Anadolu’nun en doğusunda, Ağrı Dağı’nın gölgesinde uzanan Iğdır Ovası, tarih boyunca yalnızca stratejik konumuyla değil, bereketli topraklarıyla da dikkat çekmiştir. Bu bereketin ardında ise iki büyük su kaynağı vardır: Aras Nehri ve Karasu Irmağı.
“Sürmeli Çukuru” olarak da bilinen ovanın, Aras Nehri ile ikiye ayrılan ve kuzeyde Ermenistan’da kalan kısmına “Sahat Çukuru” denir. Sürmeli Çukuru, Arpaçay’ın Aras’la birleştiği yerden başlayıp Aras Nehri’nin Türkiye sınırlarını terk ettiği Türkiye-İran-Nahçıvan üçgenine kadar uzanır.

Aras Nehri, Türkiye’nin Doğu Anadolu Bölgesi’nde doğup Kura Nehri ile birleşerek Hazar Denizi’ne dökülür. Kadim bir yolculuğun taşıyıcısı olan bu nehir, 102 bin km² havza alanına sahip olup, toplam uzunluğu 1072 kilometredir. Bunun 548 kilometresi Türkiye sınırları içinde yer alır. Iğdır’a ulaştığında ise yalnızca sınır çizen bir akarsu değil, adeta hayatın kendisi olur. Onun suladığı topraklarda pamuktan buğdaya, kayısıdan mısıra kadar pek çok ürün yetişir. Aras’ın taşıdığı alüvyonlar, Iğdır Ovası’nı Doğu Anadolu’nun en verimli tarım alanlarından biri haline getirmiştir.

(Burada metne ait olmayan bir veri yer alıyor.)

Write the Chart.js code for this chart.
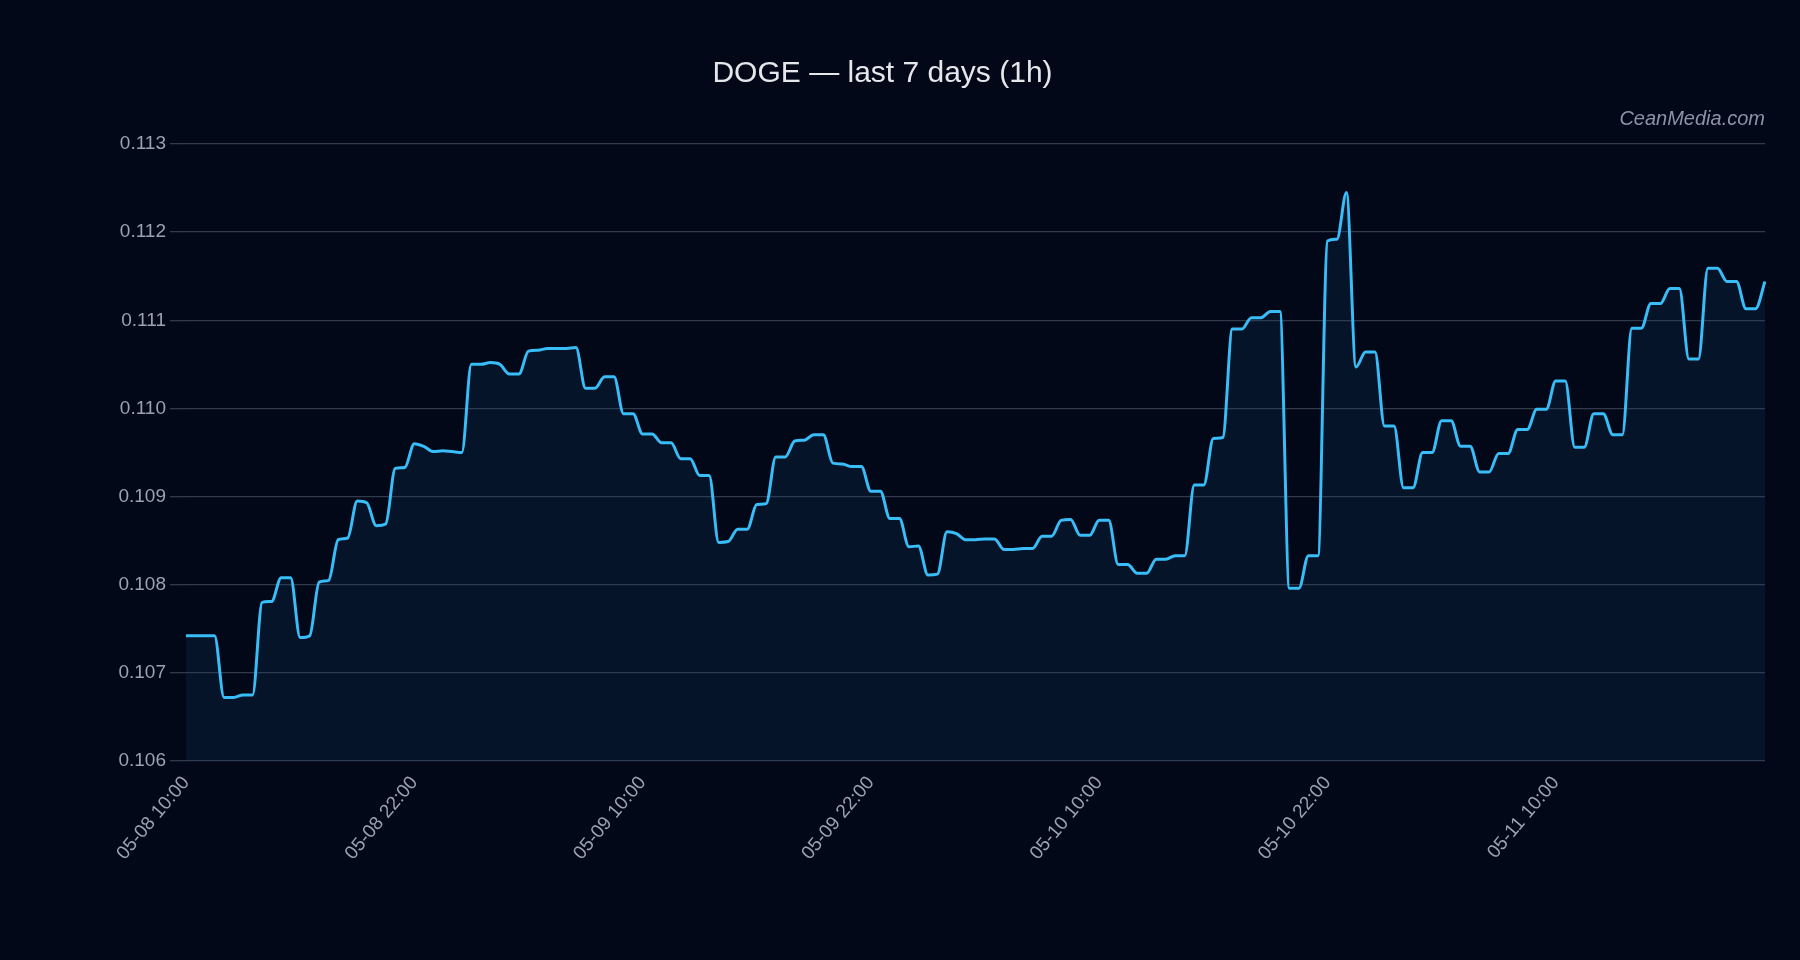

Aras’ın bereketi kadar manevi bir yükü de vardır. Rivayetlere göre cennetten çıktığına inanılan bu nehir, çevresinde pek çok yerleşim yerine ve medeniyete hayat vermiştir. Ancak aynı zamanda Azerbaycan Türkleri için ayrılığın, gözyaşının ve hasretin sembolüdür. 1828 Türkmençayı Antlaşması’yla Azerbaycan Türklerini Kuzey ve Güney olarak ayıran doğal bir set haline gelmiş, nice acılara ve nice ölümlere tanıklık etmiştir. Bu yüzden halk dilinde söylenen şu mısralar, Aras’ın taşıdığı derin anlamı en yalın haliyle yansıtır:
“Aras’ı ayırdılar, kum ile doldurdular;
Ben senden ayrılmazdım, zor ile ayırdılar…”
Karasu Çayı ise daha küçük görünse de Aras’ın en sadık kollarından biridir. Iğdır’ın Bulakbaşı köyü kaynaklarından doğar, Ağrı Dağı’nın doğu eteklerini takip ederek Aralık ilçesi sınırlarında Aras Nehri’ne kavuşur. Uzunluğu yalnızca 10,5 kilometre olsa da, Iğdır Ovası için taşıdığı anlam büyüktür. Karasu, bağları, bostanları, meraları canlandırır; çiftçinin tarlasını, köylünün otlağını yeşertir. Yaban hayatı açısından da önemli olan bu akarsuda, Koypu adı verilen Güney Amerika kökenli bir su memelisi dahi yaşamaktadır.
Aras ile Karasu’nun birleştiği noktada yalnızca sular değil, tarihler, kültürler ve yaşam biçimleri de kucaklaşır. Bu iki can damarı sayesinde Iğdır, yüzyıllar boyunca farklı toplulukların yerleşim merkezi olmuş, bugün ise Türkiye’nin tahıl ambarlarından biri haline gelmiştir.
Ancak günümüzde küresel iklim değişikliği, kuraklık ve yanlış sulama yöntemleri bu iki hayat kaynağını tehdit etmektedir. Aras’ın suyu azalır, Karasu’nun yatağı kurursa yalnızca tarım değil, bütün bir bölgenin sosyoekonomik yapısı da büyük zarar görür. Bu nedenle Aras ve Karasu’yu korumak, geleceğe bırakılacak en önemli miraslardan biridir.
Kısacası Aras Nehri ile Karasu Irmağı, Iğdır Ovası’nın yalnızca su kaynakları değil, aynı zamanda kimliğidir. Bu sular, tarihin ve hayatın akışını şekillendirmiş, Iğdır’ı Doğu Anadolu’nun bereketli bahçesine dönüştürmüştür. Onları korumak, aslında toprağı, kültürü ve insanı korumaktır.